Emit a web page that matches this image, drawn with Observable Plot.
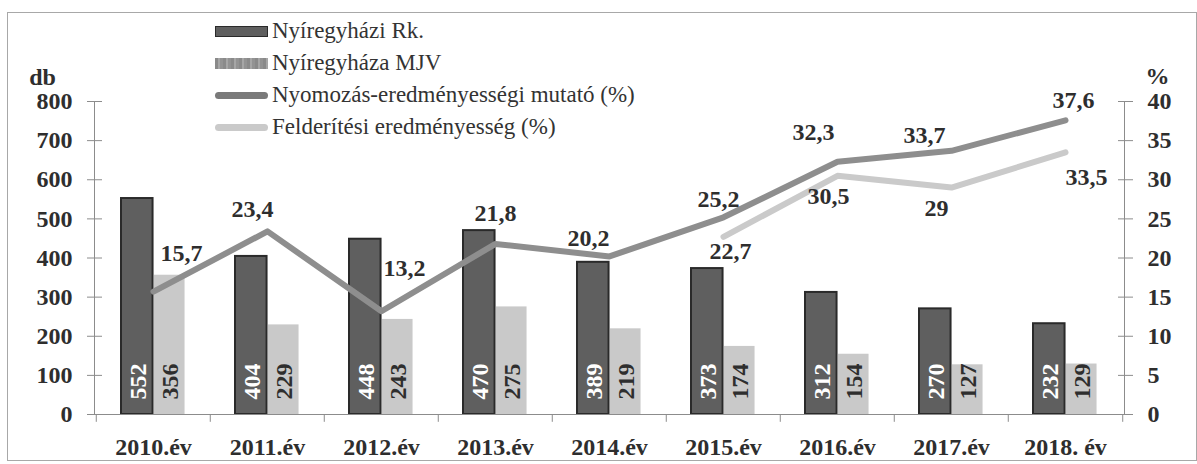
<!DOCTYPE html>
<html>
<head>
<meta charset="utf-8">
<script src="https://cdn.jsdelivr.net/npm/d3@7"></script>
<script src="https://cdn.jsdelivr.net/npm/@observablehq/plot@0.6"></script>
<style>
  html, body { margin: 0; padding: 0; background: #fff; }
  #wrap { position: relative; width: 1197px; height: 464px; overflow: hidden; }
  #border { position: absolute; left: 7px; top: 12px; width: 1190px; height: 449px; border: 1px solid #a8a8a8; box-sizing: border-box; pointer-events: none; }
  #legend { position: absolute; left: 215px; top: 15px; color: #333; font-size: 23px; font-family: 'Liberation Serif', serif; z-index: 2; }
  .row { display: flex; align-items: center; height: 32px; white-space: nowrap; }
  .sw { width: 53px; margin-right: 4px; box-sizing: border-box; flex: none; }
  svg { position: absolute; left: 0; top: 0; }
</style>
</head>
<body>
<div id="wrap">
  <div id="border"></div>
  <div id="legend"></div>
</div>
<script>
// ---- data ----
const years = ["2010.év","2011.év","2012.év","2013.év","2014.év","2015.év","2016.év","2017.év","2018. év"];
const rk    = [552, 404, 448, 470, 389, 373, 312, 270, 232];           // Nyíregyházi Rk. (db)
const mjv   = [356, 229, 243, 275, 219, 174, 154, 127, 129];           // Nyíregyháza MJV (db)
const nyom  = [15.7, 23.4, 13.2, 21.8, 20.2, 25.2, 32.3, 33.7, 37.6];  // Nyomozás-eredményességi mutató (%)
const feld  = [null, null, null, null, null, 22.7, 30.5, 29, 33.5];    // Felderítési eredményesség (%)
const leftTicks = [0, 100, 200, 300, 400, 500, 600, 700, 800];
const seriesNames = ["Nyíregyházi Rk.", "Nyíregyháza MJV", "Nyomozás-eredményességi mutató (%)", "Felderítési eredményesség (%)"];

// label nudges (pixels) for the line value labels
const nyomNudge = [[28,-38],[-15,-22],[23,-43],[0,-31],[-21,-18],[-5,-18],[-24,-29],[-27,-15],[8,-20]];
const feldNudge = [null,null,null,null,null,[7,14],[-9,20],[-15,21],[21,25]];

// ---- styles ----
const DARK = "#5f5f5f", DARK_EDGE = "#2a2a2a", LIGHT = "#c9c9c9", LINE1 = "#8e8e8e", LINE2 = "#cacaca", TXT = "#2e2e2e", AX = "#8c8c8c";
const pctToDb = 20; // 40 % on the right axis equals 800 db on the left

const rows = years.map((year, i) => ({year, rk: rk[i], mjv: mjv[i], nyom: nyom[i], feld: feld[i], i}));
const fmt = v => String(v).replace(".", ",");

const W = 1197, H = 464, mL = 94, mR = 73, mT = 101, mB = 50;
const bw = (W - mL - mR) / years.length;

const marks = [
  // bars
  Plot.barY(rows, {x: "year", y: "rk", fill: DARK, stroke: DARK_EDGE, strokeWidth: 2, insetLeft: 25, insetRight: bw - 57}),
  Plot.barY(rows, {x: "year", y: "mjv", fill: LIGHT, insetLeft: 58, insetRight: bw - 89}),
  // bar value labels
  Plot.text(rows, {x: "year", y: 0, text: d => String(d.rk), rotate: -90, textAnchor: "start", dx: -15, dy: -15, fill: "#fff", fontSize: 24, fontWeight: "bold"}),
  Plot.text(rows, {x: "year", y: 0, text: d => String(d.mjv), rotate: -90, textAnchor: "start", dx: 17, dy: -15, fill: TXT, fontSize: 24, fontWeight: "bold"}),
  // axes frame
  Plot.frame({anchor: "left", stroke: AX}),
  Plot.frame({anchor: "right", stroke: AX}),
  Plot.frame({anchor: "bottom", stroke: AX}),
  Plot.ruleX(rows, {x: "year", dx: -bw / 2, y1: 0, y2: -20, stroke: AX}),
  Plot.ruleX(rows.slice(-1), {x: "year", dx: bw / 2, y1: 0, y2: -20, stroke: AX}),
  Plot.axisY({anchor: "left", ticks: leftTicks, tickSize: 15, dx: 8, tickPadding: 15, stroke: AX, fill: TXT, fontSize: 24, fontWeight: "bold", label: null}),
  Plot.axisY({anchor: "right", ticks: leftTicks, tickFormat: d => String(d / pctToDb), tickSize: 15, dx: -7, tickPadding: 15, stroke: AX, fill: TXT, fontSize: 24, fontWeight: "bold", label: null}),
  Plot.axisX({anchor: "bottom", tickSize: 0, tickPadding: 23, fill: TXT, fontSize: 24, fontWeight: "bold", label: null}),
  Plot.text(["db"], {frameAnchor: "top-left", textAnchor: "middle", lineAnchor: "middle", dx: -52, dy: -24, fill: TXT, fontSize: 24, fontWeight: "bold"}),
  Plot.text(["%"], {frameAnchor: "top-right", textAnchor: "middle", lineAnchor: "middle", dx: 33, dy: -25, fill: TXT, fontSize: 24, fontWeight: "bold"}),
  // lines
  Plot.line(rows, {x: "year", y: d => d.nyom * pctToDb, stroke: LINE1, strokeWidth: 6, strokeLinecap: "round", strokeLinejoin: "round"}),
  Plot.line(rows.filter(d => d.feld != null), {x: "year", y: d => d.feld * pctToDb, stroke: LINE2, strokeWidth: 6, strokeLinecap: "round", strokeLinejoin: "round"}),
  // line labels
  ...rows.map((d, i) => Plot.text([d], {x: "year", y: r => r.nyom * pctToDb, text: r => fmt(r.nyom), dx: nyomNudge[i][0], dy: nyomNudge[i][1], fill: TXT, fontSize: 24, fontWeight: "bold"})),
  ...rows.filter(d => d.feld != null).map(d => Plot.text([d], {x: "year", y: r => r.feld * pctToDb, text: r => fmt(r.feld), dx: feldNudge[d.i][0], dy: feldNudge[d.i][1], fill: TXT, fontSize: 24, fontWeight: "bold"}))
];

const chart = Plot.plot({
  width: W, height: H,
  marginLeft: mL, marginRight: mR, marginTop: mT, marginBottom: mB,
  x: {domain: years, padding: 0, axis: null},
  y: {domain: [0, 800], axis: null},
  style: {fontFamily: "'Liberation Serif', serif", fontSize: "24px", fontWeight: "bold", color: TXT, background: "transparent", overflow: "visible"},
  marks
});
document.getElementById("wrap").appendChild(chart);

// ---- legend ----
const legend = document.getElementById("legend");
const swatches = [
  `height:11px;background:${DARK};border:1px solid ${DARK_EDGE};`,
  `height:11px;background:repeating-linear-gradient(90deg,#8a8a8a 0 3px,#a6a6a6 3px 5px,#939393 5px 8px);`,
  `height:7px;background:#7a7a7a;border-radius:4px;`,
  `height:7px;background:${LINE2};border-radius:4px;`
];
seriesNames.forEach((name, i) => {
  const row = document.createElement("div");
  row.className = "row";
  const sw = document.createElement("div");
  sw.className = "sw";
  sw.style.cssText = swatches[i];
  const t = document.createElement("span");
  t.textContent = name;
  row.appendChild(sw);
  row.appendChild(t);
  legend.appendChild(row);
});
</script>
</body>
</html>
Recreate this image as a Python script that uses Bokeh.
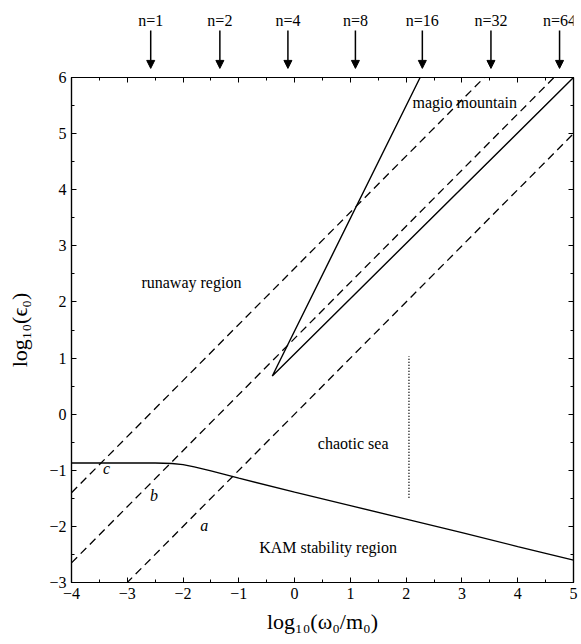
import numpy as np
from bokeh.plotting import figure
from bokeh.models import Range1d, LinearAxis, ColumnDataSource, Arrow, NormalHead, FixedTicker
from bokeh.layouts import column
from bokeh.core.properties import value
from bokeh.embed import file_html
from bokeh.resources import INLINE

# ---------------- data ----------------
x_ticks = [-4, -3, -2, -1, 0, 1, 2, 3, 4, 5]
y_ticks = [-3, -2, -1, 0, 1, 2, 3, 4, 5, 6]

# KAM stability boundary (solid curve)
kam_x = [-4.0, -3.0, -2.5, -2.2, -2.0, -1.8, -1.5, -1.0, 0.0, 1.0, 2.0, 3.0, 4.0, 5.0]
kam_y = [-0.87, -0.87, -0.87, -0.88, -0.90, -0.94, -1.01, -1.14, -1.39, -1.63, -1.87, -2.11, -2.36, -2.60]

# dashed lines y = x + offset, labelled a, b, c
dash_names = ["a", "b", "c"]
dash_offsets = [0.0, 1.35, 2.6]

# "magic mountain" wedge (solid)
mm_x = [2.25, -0.4, 5.0]
mm_y = [6.0, 0.68, 6.0]

# dotted vertical line in the chaotic sea
dot_x = [2.05, 2.05]
dot_y = [-1.49, 1.03]

# n markers above the plot
n_labels = ["n=1", "n=2", "n=4", "n=8", "n=16", "n=32", "n=64"]
n_x = [-2.58, -1.34, -0.12, 1.09, 2.29, 3.52, 4.75]

# region labels
region_text = ["runaway region", "magio mountain", "chaotic sea", "KAM stability region"]
region_x = [-1.85, 3.05, 1.05, 0.6]
region_y = [2.35, 5.55, -0.53, -2.38]

letter_text = ["a", "b", "c"]
letter_x = [-1.62, -2.52, -3.37]
letter_y = [-1.99, -1.45, -0.97]

FONT = "Liberation Serif"

# ---------------- main figure ----------------
xr = Range1d(-4, 5)
yr = Range1d(-3, 6)
p = figure(width=581, height=574, x_range=xr, y_range=yr,
           output_backend="svg", toolbar_location=None,
           min_border_left=71, min_border_right=8, min_border_top=7, min_border_bottom=62)
p.xgrid.grid_line_color = None
p.ygrid.grid_line_color = None
p.outline_line_color = "black"
p.outline_line_width = 1.2
p.background_fill_color = "white"
p.border_fill_color = "white"

minor_x = list(np.arange(-4, 5.01, 0.5))
minor_y = list(np.arange(-3, 6.01, 0.5))
p.xaxis.ticker = FixedTicker(ticks=x_ticks, minor_ticks=minor_x)
p.yaxis.ticker = FixedTicker(ticks=y_ticks, minor_ticks=minor_y)
p.xaxis.axis_label = "log₁₀(ω₀/m₀)"
p.yaxis.axis_label = "log₁₀(ϵ₀)"

def style_axis(ax, ticks, labels=True, standoff=8):
    ax.axis_line_color = "black"
    ax.axis_line_width = 1.2
    ax.major_tick_in = 5
    ax.major_tick_out = 0
    ax.minor_tick_in = 3
    ax.minor_tick_out = 0
    ax.major_tick_line_color = "black"
    ax.minor_tick_line_color = "black"
    ax.major_label_text_font = FONT
    ax.major_label_text_color = "black"
    if labels:
        ax.major_label_text_font_size = "16px"
        ax.major_label_standoff = 5
        ax.axis_label_text_font = FONT
        ax.axis_label_text_font_size = "22px"
        ax.axis_label_text_font_style = "normal"
        ax.axis_label_text_color = "black"
        ax.axis_label_standoff = standoff
    else:
        ax.major_label_overrides = {t: "" for t in ticks}
        ax.major_label_text_font_size = "1px"
        ax.major_label_standoff = 0

for ax in p.xaxis:
    style_axis(ax, x_ticks, standoff=7)
for ax in p.yaxis:
    style_axis(ax, y_ticks, standoff=14)

top_ax = LinearAxis(ticker=FixedTicker(ticks=x_ticks, minor_ticks=minor_x))
style_axis(top_ax, x_ticks, labels=False)
p.add_layout(top_ax, "above")
right_ax = LinearAxis(ticker=FixedTicker(ticks=y_ticks, minor_ticks=minor_y))
style_axis(right_ax, y_ticks, labels=False)
p.add_layout(right_ax, "right")

# dashed lines
for off in dash_offsets:
    xs = [-4.0, 5.0]
    ys = [x + off for x in xs]
    p.line(xs, ys, line_color="black", line_width=1.3, line_dash="8 5")

# KAM curve
p.line(kam_x, kam_y, line_color="black", line_width=1.4)
# magic mountain wedge
p.line(mm_x, mm_y, line_color="black", line_width=1.4)
# dotted vertical
p.line(dot_x, dot_y, line_color="black", line_width=1.5, line_dash="1 2")

# labels
p.text(x=region_x, y=region_y, text=region_text, text_font=value(FONT),
       text_font_size="16px", text_align="center", text_baseline="middle", text_color="black")
p.text(x=letter_x, y=letter_y, text=letter_text, text_font=value(FONT),
       text_font_size="16px", text_font_style="italic", text_align="center",
       text_baseline="middle", text_color="black")

# ---------------- top strip with n markers ----------------
top = figure(width=581, height=70, x_range=xr, y_range=Range1d(0, 1),
             output_backend="svg", toolbar_location=None,
             x_axis_type=None, y_axis_type=None,
             min_border_left=71, min_border_right=8, min_border_top=0, min_border_bottom=0)
top.outline_line_color = None
top.background_fill_color = "white"
top.border_fill_color = "white"

src = ColumnDataSource(dict(x=n_x, y0=[0.57] * len(n_x), y1=[0.03] * len(n_x),
                            ty=[0.6] * len(n_x), t=n_labels))
top.add_layout(Arrow(end=NormalHead(size=8, fill_color="black", line_color="black"),
                     x_start="x", y_start="y0", x_end="x", y_end="y1",
                     source=src, line_width=1.5, line_color="black"))
top.text(x="x", y="ty", text="t", source=src, text_font=value(FONT),
         text_font_size="16px", text_align="center", text_baseline="bottom", text_color="black")

layout = column(top, p)
open("out.html", "w").write(file_html(layout, INLINE))
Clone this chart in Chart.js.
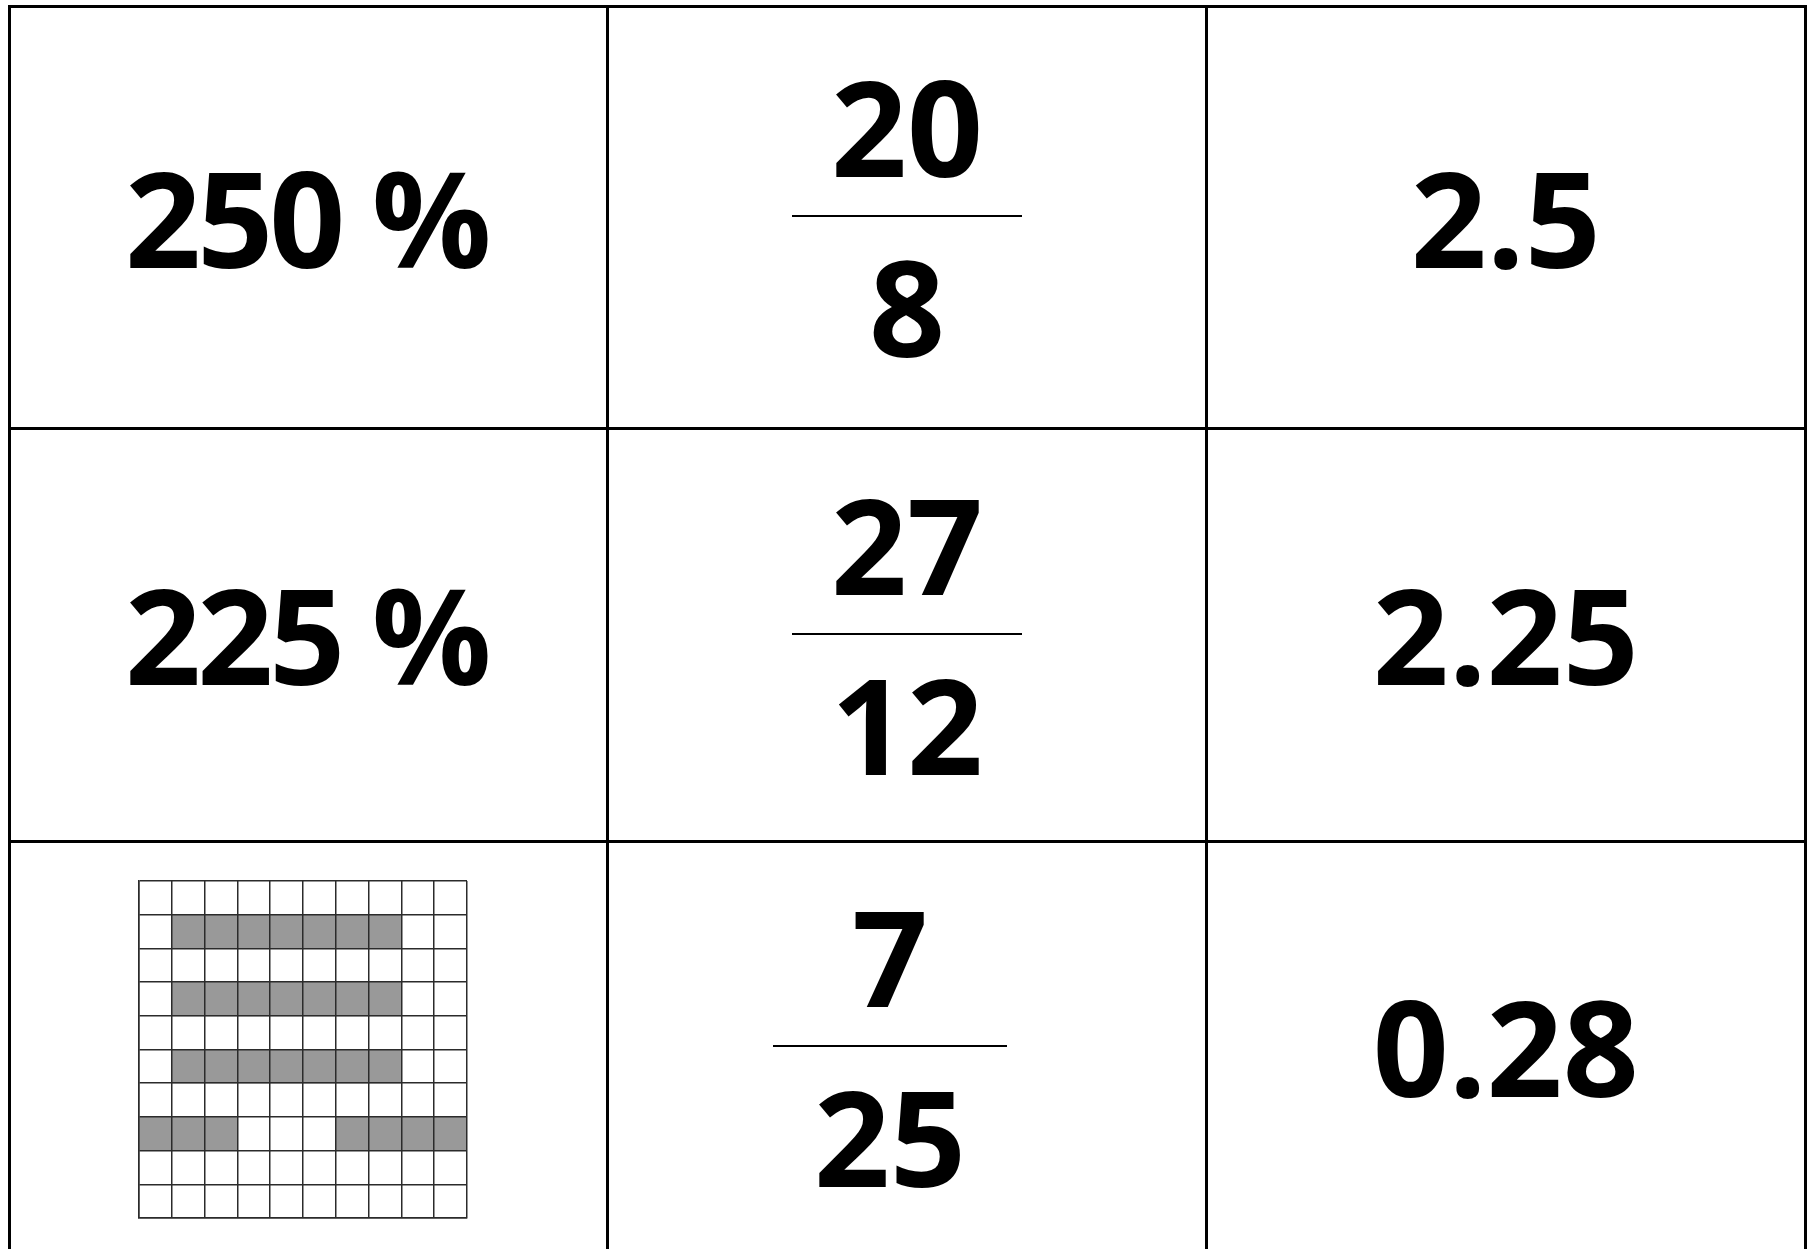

_ _ _ _ _ _ _

• _EXERCISE OBJECTIVE_
Give back exactly the lines from the one containing "Recreate this image" to the one containing "y_ticks = [-3, -2, -1, 0, 1, 2, 3, 4, 5, 6]", both included, and no pictures.

• _THE OUTPUT_
Recreate this image as a Python script that uses Bokeh.
import numpy as np
from bokeh.plotting import figure
from bokeh.models import Range1d, LinearAxis, ColumnDataSource, Arrow, NormalHead, FixedTicker
from bokeh.layouts import column
from bokeh.core.properties import value
from bokeh.embed import file_html
from bokeh.resources import INLINE

# ---------------- data ----------------
x_ticks = [-4, -3, -2, -1, 0, 1, 2, 3, 4, 5]
y_ticks = [-3, -2, -1, 0, 1, 2, 3, 4, 5, 6]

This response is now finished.